Envoyer à un ami | Version à imprimer | Version en PDF

Egypte: des réactions internationales mitigées

par Kharroubi Habib

La destitution en Egypte par l'armée du président islamiste Mohamed Morsi après son refus de l'ultimatum qu'elle lui avait signifié a été diversement accueillie et appréciée sur la scène internationale. Des réactions enregistrées émanant des chancelleries étrangères, il ressort toutefois qu'il y a eu peu de condamnations sans équivoque de l'action assumée par l'institution militaire égyptienne que Morsi et ses partisans qualifient de « coup d'Etat » contre un président et un « processus » démocratique et puisant leur légitimité dans la volonté populaire s'étant exprimée lors de la révolution du 25 janvier 2011 et à travers les élections qui ont eu lieu dans le sillage de son triomphe.

L'étrange est que cette thèse n'a pas été explicitement reprise à leur compte par des Etats régionaux notamment qui ont semblé proches de Morsi et des Frères musulmans arrivés au pouvoir en Egypte. A l'exception en effet du gouvernement turc qui l'a reprise à son compte et exprimé une ferme réprobation contre la destitution du président égyptien, les autres ont pris « acte » du changement intervenu au Caire et émis le souhait de voir l'Egypte dépasser la crise politique qu'elle traverse. Washington et les capitales européennes n'ont pas été plus loin dans leur appréciation de l'événement survenu en Egypte. Aucune n'a en effet qualifié l'éviction du président élu Morsi de coup d'Etat. Non pas parce qu'elles n'y voient pas un coup de force contre un président dont elles ont salué l'investiture comme une « avancée » de la démocratie dans son pays, mais par «réalisme » et « pragmatisme » prenant en compte la complexité et la délicatesse de la situation créée en Egypte par l'insurrection populaire généralisée qui a conduit l'armée à prendre position contre le président Morsi.

Il apparaît toutefois clairement que les chancelleries étrangères cultivent le doute que l'intervention de l'armée en Egypte a mis fin à une situation qui menaçait de plonger le pays dans le « chaos » et que le processus de reconstruction de l'Etat égyptien dévoilé par les militaires dans leur feuille de route va se dérouler de façon pacifique.
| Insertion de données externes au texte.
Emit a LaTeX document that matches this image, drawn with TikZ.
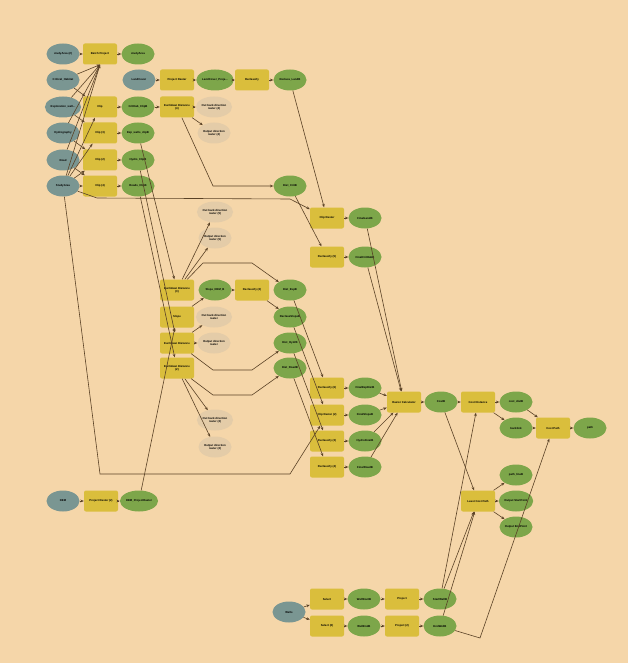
\documentclass[tikz,border=0pt]{standalone}
\usepackage{fontspec}
\setmainfont{Liberation Sans}
\usetikzlibrary{arrows.meta,positioning,shapes.geometric}

\begin{document}
\begin{tikzpicture}[x=1pt,y=-1pt,>=Stealth,
    every node/.style={font=\fontsize{2.8pt}{3.2pt}\selectfont\bfseries, inner sep=0.5pt, align=center, text=black},
    inp/.style={ellipse, fill=inpc, minimum width=33pt, minimum height=21pt},
    tool/.style={rectangle, rounded corners=2pt, fill=toolc, minimum width=34pt, minimum height=21pt},
    outd/.style={ellipse, fill=outc, minimum width=33pt, minimum height=21pt},
    aux/.style={ellipse, fill=auxc, minimum width=33pt, minimum height=21pt},
    lk/.style={draw=ink, line width=0.6pt, -{Stealth[length=3.4pt,width=2.8pt]}}]
  \definecolor{bg}{HTML}{F5D6A9}\definecolor{inpc}{HTML}{7A9692}\definecolor{toolc}{HTML}{DABE3C}
  \definecolor{outc}{HTML}{7DA64A}\definecolor{auxc}{HTML}{E4CCA8}\definecolor{ink}{HTML}{5A4226}
  \fill[bg] (0,0) rectangle (628,663);
  \useasboundingbox (0,0) rectangle (628,663);
  % inputs and clips
  \node[inp] (sa2) at (63,54) {studyArea (2)};
  \node[tool] (bp) at (100,54) {Batch Project};
  \node[outd] (saout) at (138,54) {studyArea};
  \node[inp] (crit) at (63,80) {Critical\_Habitat};
  \node[inp] (expw) at (63,107) {Exploration\_well...};
  \node[inp] (hyd) at (63,133) {Hydrography};
  \node[inp] (road) at (63,160) {Road};
  \node[inp] (stdy) at (63,186) {StudyArea};
  \node[tool] (clip) at (100,107) {Clip};
  \node[tool] (clip3) at (100,133) {Clip (3)};
  \node[tool] (clip2) at (100,160) {Clip (2)};
  \node[tool] (clip4) at (100,186) {Clip (4)};
  \node[outd] (critc) at (138,107) {CritHab\_ClipB};
  \node[outd] (expc) at (138,133) {Exp\_wells\_clipB};
  \node[outd] (hydc) at (138,160) {Hydro\_ClipB};
  \node[outd] (roadc) at (138,186) {Roads\_ClipB};
  % land cover
  \node[inp] (lc) at (139,80) {LandCover};
  \node[tool] (pr) at (177,80) {Project Raster};
  \node[outd] (lcp) at (215,80) {LandCover\_Proje...};
  \node[tool] (rc) at (252,80) {Reclassify};
  \node[outd] (rclc) at (290,80) {Reclass\_LandB};
  % distances
  \node[tool] (ed4) at (177,107) {Euclidean Distance\\(4)};
  \node[aux] (obd4) at (214,107) {Out back direction\\raster (4)};
  \node[aux] (od4) at (214,133) {Output direction\\raster (4)};
  \node[outd] (distcrit) at (290,186) {Dist\_CritB};
  \node[aux] (obd5) at (215,212) {Out back direction\\raster (5)};
  \node[aux] (od5) at (215,238) {Output direction\\raster (5)};
  \node[tool] (ed3) at (177,290) {Euclidean Distance\\(3)};
  \node[outd] (slopedem) at (215,290) {Slope\_DEM\_B};
  \node[tool] (rc2) at (252,290) {Reclassify (2)};
  \node[outd] (distexp) at (290,290) {Dist\_ExpB};
  \node[tool] (slope) at (177,317) {Slope};
  \node[aux] (obd) at (214,317) {Out back direction\\raster};
  \node[outd] (rclslope) at (290,317) {ReclassSlopeB};
  \node[tool] (ed) at (177,343) {Euclidean Distance};
  \node[aux] (od) at (214,343) {Output direction\\raster};
  \node[outd] (disthyd) at (290,343) {Dist\_HydrB};
  \node[tool] (ed2) at (177,368) {Euclidean Distance\\(2)};
  \node[outd] (distroad) at (290,368) {Dist\_RoadB};
  \node[aux] (obd2) at (215,420) {Out back direction\\raster (2)};
  \node[aux] (od2) at (215,447) {Output direction\\raster (2)};
  % reclass and clips
  \node[tool] (cr) at (327,218) {Clip Raster};
  \node[outd] (finland) at (365,218) {FinalLandB};
  \node[tool] (rc5) at (327,257) {Reclassify (5)};
  \node[outd] (fincrit) at (365,257) {FinalCritHabB};
  \node[tool] (rc6) at (327,388) {Reclassify (6)};
  \node[outd] (finexp) at (365,388) {FinalExpDistB};
  \node[tool] (cr2) at (327,415) {Clip Raster (2)};
  \node[outd] (finslope) at (365,415) {FinalSlopeB};
  \node[tool] (rc3) at (327,441) {Reclassify (3)};
  \node[outd] (hydfin) at (365,441) {HydroFinalB};
  \node[tool] (rc4) at (327,467) {Reclassify (4)};
  \node[outd] (finroad) at (365,467) {FinalRoadB};
  % cost
  \node[tool] (rcalc) at (404,402) {Raster Calculator};
  \node[outd] (cost) at (441,402) {CostB};
  \node[tool] (cdist) at (478,402) {Cost Distance};
  \node[outd] (cdout) at (516,402) {cost\_distB};
  \node[outd] (backlink) at (516,428) {backlink};
  \node[tool] (cpath) at (553,428) {Cost Path};
  \node[outd] (path) at (590,428) {path};
  \node[outd] (pathline) at (516,475) {path\_lineB};
  \node[tool] (lcpath) at (478,501) {Least Cost Path};
  \node[outd] (startpt) at (516,501) {Output StartPoint};
  \node[outd] (endpt) at (516,527) {Output EndPoint};
  % dem
  \node[inp] (dem) at (63,501) {DEM};
  \node[tool] (pr2) at (101,501) {Project Raster (2)};
  \node[outd] (demp) at (139,501) {DEM\_ProjectRaster};
  % wells
  \node[inp] (wells) at (289,612) {Wells};
  \node[tool] (sel) at (327,599) {Select};
  \node[outd] (wstart) at (364,599) {WellStartB};
  \node[tool] (proj) at (402,599) {Project};
  \node[outd] (startw) at (440,599) {StartWellB};
  \node[tool] (sel2) at (327,626) {Select (2)};
  \node[outd] (wend) at (364,626) {WellEndB};
  \node[tool] (proj2) at (402,626) {Project (2)};
  \node[outd] (endw) at (440,626) {EndWellB};
  % connectors
  \draw[lk] (sa2) -- (bp);
  \draw[lk] (bp) -- (saout);
  \foreach \src in {crit,expw,hyd,road,stdy} \draw[lk] (\src) -- (bp.south);
  \draw[lk] (crit) -- (clip);
  \draw[lk] (expw) -- (clip3);
  \draw[lk] (hyd) -- (clip2);
  \draw[lk] (road) -- (clip4);
  \foreach \dst in {clip,clip3,clip2,clip4} \draw[lk] (stdy) -- (\dst);
  \draw[lk] (clip) -- (critc);
  \draw[lk] (clip3) -- (expc);
  \draw[lk] (clip2) -- (hydc);
  \draw[lk] (clip4) -- (roadc);
  \draw[lk] (lc) -- (pr);
  \draw[lk] (pr) -- (lcp);
  \draw[lk] (lcp) -- (rc);
  \draw[lk] (rc) -- (rclc);
  \draw[lk] (critc) -- (ed4);
  \draw[lk] (ed4) -- (obd4);
  \draw[lk] (ed4) -- (od4);
  \draw[lk] (ed4) -- (213,186) -- (distcrit);
  \draw[lk] (expc) -- (ed3);
  \draw[lk] (hydc) -- (ed);
  \draw[lk] (roadc) -- (ed2);
  \draw[lk] (ed3) -- (obd5);
  \draw[lk] (ed3) -- (od5);
  \draw[lk] (ed3) -- (203,263) -- (252,263) -- (distexp);
  \draw[lk] (dem) -- (pr2);
  \draw[lk] (pr2) -- (demp);
  \draw[lk] (demp) -- (slope);
  \draw[lk] (slope) -- (slopedem);
  \draw[lk] (slopedem) -- (rc2);
  \draw[lk] (rc2) -- (rclslope);
  \draw[lk] (ed) -- (obd);
  \draw[lk] (ed) -- (od);
  \draw[lk] (ed) -- (213,370) -- (252,370) -- (disthyd);
  \draw[lk] (ed2) -- (obd2);
  \draw[lk] (ed2) -- (od2);
  \draw[lk] (ed2) -- (213,395) -- (252,395) -- (distroad);
  \draw[lk] (rclc) -- (cr);
  \draw[lk] (stdy) -- (97,198) -- (290,199) -- (cr);
  \draw[lk] (cr) -- (finland);
  \draw[lk] (distcrit) -- (rc5);
  \draw[lk] (rc5) -- (fincrit);
  \draw[lk] (distexp) -- (rc6);
  \draw[lk] (rc6) -- (finexp);
  \draw[lk] (rclslope) -- (cr2);
  \draw[lk] (stdy) -- (100,474) -- (290,474) -- (cr2);
  \draw[lk] (cr2) -- (finslope);
  \draw[lk] (disthyd) -- (rc3);
  \draw[lk] (rc3) -- (hydfin);
  \draw[lk] (distroad) -- (rc4);
  \draw[lk] (rc4) -- (finroad);
  \foreach \src in {finland,fincrit,finexp,finslope,hydfin,finroad} \draw[lk] (\src) -- (rcalc);
  \draw[lk] (rcalc) -- (cost);
  \draw[lk] (cost) -- (cdist);
  \draw[lk] (cdist) -- (cdout);
  \draw[lk] (cdist) -- (backlink);
  \draw[lk] (cdout) -- (cpath);
  \draw[lk] (backlink) -- (cpath);
  \draw[lk] (cpath) -- (path);
  \draw[lk] (cost) -- (lcpath);
  \draw[lk] (lcpath) -- (pathline);
  \draw[lk] (lcpath) -- (startpt);
  \draw[lk] (lcpath) -- (endpt);
  \draw[lk] (wells) -- (sel);
  \draw[lk] (wells) -- (sel2);
  \draw[lk] (sel) -- (wstart);
  \draw[lk] (wstart) -- (proj);
  \draw[lk] (proj) -- (startw);
  \draw[lk] (sel2) -- (wend);
  \draw[lk] (wend) -- (proj2);
  \draw[lk] (proj2) -- (endw);
  \draw[lk] (startw) -- (cdist);
  \draw[lk] (startw) -- (lcpath);
  \draw[lk] (endw) -- (lcpath);
  \draw[lk] (endw) -- (480,638) -- (cpath);
\end{tikzpicture}
\end{document}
Doute partagé par l'opinion internationale à la considération qui est en train de s'imposer que les partisans du président déchu ne vont pas s'incliner devant le fait accompli que l'armée veut leur faire accepter. Morsi et les principaux dirigeants du mouvement des Frères musulmans ont certes appelé leurs ouailles à s'opposer pacifiquement au « coup d'Etat » en occupant à leur tour la rue pour exiger le retour à la « légitimité » constitutionnelle et électorale.

Pourront-ils imposer ce cours à la protestation de leurs partisans ? L'armée laissera-t-elle ceux-ci occuper en cette forme la rue ? Autant d'interrogations qu'inspire la tournure prise par les événements en Egypte et qui n'incitent pas à l'optimisme sur ce qui va advenir dans ce pays. Hier vendredi, des postes de l'armée ont été les cibles d'attaque pour des assaillants qui seraient des « terroristes islamistes ». Difficile de ne pas voir dans ces actions la manifestation d'une autre forme de « résistance » contre le coup de force des militaires contre Morsi et le pouvoir islamiste qu'il a instauré. Et que cela va être la stratégie que les islamistes vont suivre dans leur bras de fer avec l'institution militaire et le camp des anti-Morsi qui a applaudi à son intervention. Morsi mis hors jeu, l'Egypte n'a pas pour autant terminé avec la crise politique qui a fracturé sa société en deux camps irrémédiablement antagonistes sur leur vision de l'avenir du pays.